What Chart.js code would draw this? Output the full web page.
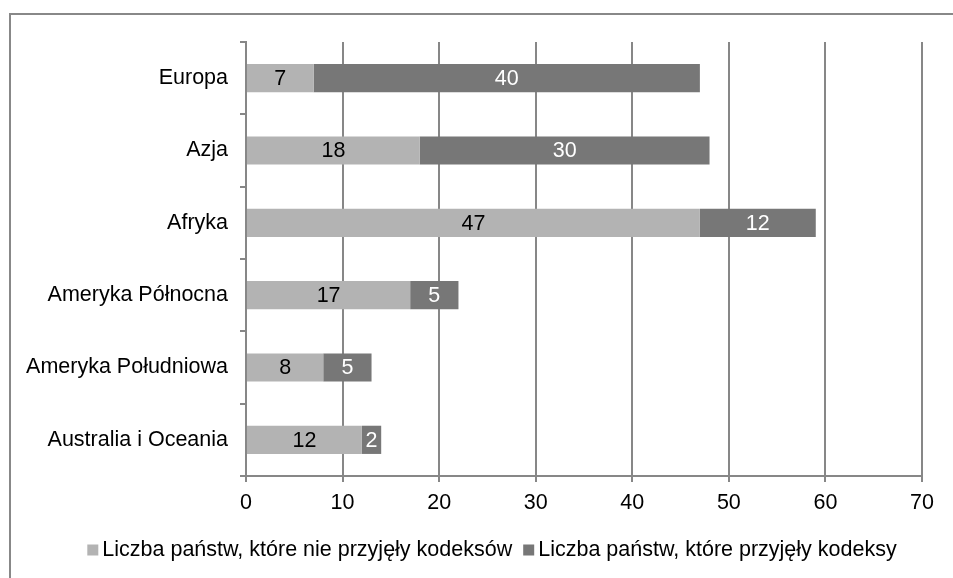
<!DOCTYPE html>
<html>
<head>
<meta charset="utf-8">
<script src="https://cdn.jsdelivr.net/npm/chart.js@4"></script>
<style>
  html, body { margin: 0; padding: 0; background: #fff; }
  #box { position: relative; width: 953px; height: 578px; }
</style>
</head>
<body>
<div id="box"><canvas id="kodeksyChart" width="953" height="578"></canvas></div>
<script>
const continents = ['Europa', 'Azja', 'Afryka', 'Ameryka Północna', 'Ameryka Południowa', 'Australia i Oceania'];
const notAdopted = [7, 18, 47, 17, 8, 12];
const adopted = [40, 30, 12, 5, 5, 2];
const xTicks = [0, 10, 20, 30, 40, 50, 60, 70];

const gridGray = '#878787';
const font = { family: '"Liberation Sans", Arial, sans-serif', size: 21.5 };
const cssFont = font.size + 'px ' + font.family;

// frame lines around the chart block
const frame = {
  id: 'frame',
  beforeDraw(chart) {
    const c = chart.ctx;
    c.save();
    c.fillStyle = '#fff';
    c.fillRect(0, 0, chart.width, chart.height);
    c.strokeStyle = '#888';
    c.lineWidth = 2;
    c.beginPath();
    c.moveTo(10, chart.height);
    c.lineTo(10, 14);
    c.lineTo(chart.width, 14);
    c.stroke();
    c.restore();
  }
};

// value printed in the middle of each bar segment
const segmentLabels = {
  id: 'segmentLabels',
  afterDatasetsDraw(chart) {
    const c = chart.ctx;
    c.save();
    c.font = cssFont;
    c.textAlign = 'center';
    c.textBaseline = 'middle';
    chart.data.datasets.forEach((ds, i) => {
      c.fillStyle = i === 0 ? '#000' : '#fff';
      chart.getDatasetMeta(i).data.forEach((bar, j) => {
        c.fillText(String(ds.data[j]), (bar.x + bar.base) / 2, bar.y + 1);
      });
    });
    c.restore();
  }
};

// compact legend under the axis: small square tight against its text
const bottomLegend = {
  id: 'bottomLegend',
  afterDraw(chart) {
    const c = chart.ctx;
    const box = 11, gap = 4, itemGap = 11, cy = 550;
    c.save();
    c.font = cssFont;
    c.textBaseline = 'middle';
    const items = chart.data.datasets.map(ds => ({
      text: ds.label, color: ds.backgroundColor, w: box + gap + c.measureText(ds.label).width
    }));
    const total = items.reduce((s, it) => s + it.w, 0) + itemGap * (items.length - 1);
    let x = 492 - total / 2;
    items.forEach(it => {
      c.fillStyle = it.color;
      c.fillRect(x, cy - box / 2, box, box);
      c.fillStyle = '#000';
      c.fillText(it.text, x + box + gap, cy);
      x += it.w + itemGap;
    });
    c.restore();
  }
};

const ctx = document.getElementById('kodeksyChart').getContext('2d');
new Chart(ctx, {
  type: 'bar',
  data: {
    labels: continents,
    datasets: [
      {
        label: 'Liczba państw, które nie przyjęły kodeksów',
        data: notAdopted,
        backgroundColor: '#b3b3b3',
        barPercentage: 0.39,
        categoryPercentage: 1
      },
      {
        label: 'Liczba państw, które przyjęły kodeksy',
        data: adopted,
        backgroundColor: '#777777',
        barPercentage: 0.39,
        categoryPercentage: 1
      }
    ]
  },
  options: {
    indexAxis: 'y',
    responsive: false,
    animation: false,
    devicePixelRatio: 1,
    layout: { padding: { top: 42, right: 31, left: 0, bottom: 48 } },
    scales: {
      x: {
        stacked: true,
        min: 0,
        max: 70,
        afterBuildTicks: axis => { axis.ticks = xTicks.map(v => ({ value: v })); },
        afterFit: axis => { axis.height = 54; },
        ticks: { font, color: '#000', padding: 8 },
        grid: { color: gridGray, lineWidth: 2, tickLength: 6, drawTicks: true },
        border: { color: gridGray, width: 2 }
      },
      y: {
        stacked: true,
        afterFit: axis => { axis.width = 246; },
        ticks: { font, color: '#000', padding: 12 },
        grid: { drawOnChartArea: false, color: gridGray, lineWidth: 2, tickLength: 6, offset: true },
        border: { color: gridGray, width: 2 }
      }
    },
    plugins: {
      legend: { display: false },
      tooltip: { enabled: false }
    }
  },
  plugins: [frame, segmentLabels, bottomLegend]
});
</script>
</body>
</html>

DESCRIPTION OF THE TASK —
All of the lines above should be retyped precisely, apart from the pictures.

EXERCISE RESULT —
What Chart.js code would draw this? Output the full web page.
<!DOCTYPE html>
<html>
<head>
<meta charset="utf-8">
<script src="https://cdn.jsdelivr.net/npm/chart.js@4"></script>
<style>
  html, body { margin: 0; padding: 0; background: #fff; }
  #box { position: relative; width: 953px; height: 578px; }
</style>
</head>
<body>
<div id="box"><canvas id="kodeksyChart" width="953" height="578"></canvas></div>
<script>
const continents = ['Europa', 'Azja', 'Afryka', 'Ameryka Północna', 'Ameryka Południowa', 'Australia i Oceania'];
const notAdopted = [7, 18, 47, 17, 8, 12];
const adopted = [40, 30, 12, 5, 5, 2];
const xTicks = [0, 10, 20, 30, 40, 50, 60, 70];

const gridGray = '#878787';
const font = { family: '"Liberation Sans", Arial, sans-serif', size: 21.5 };
const cssFont = font.size + 'px ' + font.family;

// frame lines around the chart block
const frame = {
  id: 'frame',
  beforeDraw(chart) {
    const c = chart.ctx;
    c.save();
    c.fillStyle = '#fff';
    c.fillRect(0, 0, chart.width, chart.height);
    c.strokeStyle = '#888';
    c.lineWidth = 2;
    c.beginPath();
    c.moveTo(10, chart.height);
    c.lineTo(10, 14);
    c.lineTo(chart.width, 14);
    c.stroke();
    c.restore();
  }
};

// value printed in the middle of each bar segment
const segmentLabels = {
  id: 'segmentLabels',
  afterDatasetsDraw(chart) {
    const c = chart.ctx;
    c.save();
    c.font = cssFont;
    c.textAlign = 'center';
    c.textBaseline = 'middle';
    chart.data.datasets.forEach((ds, i) => {
      c.fillStyle = i === 0 ? '#000' : '#fff';
      chart.getDatasetMeta(i).data.forEach((bar, j) => {
        c.fillText(String(ds.data[j]), (bar.x + bar.base) / 2, bar.y + 1);
      });
    });
    c.restore();
  }
};

// compact legend under the axis: small square tight against its text
const bottomLegend = {
  id: 'bottomLegend',
  afterDraw(chart) {
    const c = chart.ctx;
    const box = 11, gap = 4, itemGap = 11, cy = 550;
    c.save();
    c.font = cssFont;
    c.textBaseline = 'middle';
    const items = chart.data.datasets.map(ds => ({
      text: ds.label, color: ds.backgroundColor, w: box + gap + c.measureText(ds.label).width
    }));
    const total = items.reduce((s, it) => s + it.w, 0) + itemGap * (items.length - 1);
    let x = 492 - total / 2;
    items.forEach(it => {
      c.fillStyle = it.color;
      c.fillRect(x, cy - box / 2, box, box);
      c.fillStyle = '#000';
      c.fillText(it.text, x + box + gap, cy);
      x += it.w + itemGap;
    });
    c.restore();
  }
};

const ctx = document.getElementById('kodeksyChart').getContext('2d');
new Chart(ctx, {
  type: 'bar',
  data: {
    labels: continents,
    datasets: [
      {
        label: 'Liczba państw, które nie przyjęły kodeksów',
        data: notAdopted,
        backgroundColor: '#b3b3b3',
        barPercentage: 0.39,
        categoryPercentage: 1
      },
      {
        label: 'Liczba państw, które przyjęły kodeksy',
        data: adopted,
        backgroundColor: '#777777',
        barPercentage: 0.39,
        categoryPercentage: 1
      }
    ]
  },
  options: {
    indexAxis: 'y',
    responsive: false,
    animation: false,
    devicePixelRatio: 1,
    layout: { padding: { top: 42, right: 31, left: 0, bottom: 48 } },
    scales: {
      x: {
        stacked: true,
        min: 0,
        max: 70,
        afterBuildTicks: axis => { axis.ticks = xTicks.map(v => ({ value: v })); },
        afterFit: axis => { axis.height = 54; },
        ticks: { font, color: '#000', padding: 8 },
        grid: { color: gridGray, lineWidth: 2, tickLength: 6, drawTicks: true },
        border: { color: gridGray, width: 2 }
      },
      y: {
        stacked: true,
        afterFit: axis => { axis.width = 246; },
        ticks: { font, color: '#000', padding: 12 },
        grid: { drawOnChartArea: false, color: gridGray, lineWidth: 2, tickLength: 6, offset: true },
        border: { color: gridGray, width: 2 }
      }
    },
    plugins: {
      legend: { display: false },
      tooltip: { enabled: false }
    }
  },
  plugins: [frame, segmentLabels, bottomLegend]
});
</script>
</body>
</html>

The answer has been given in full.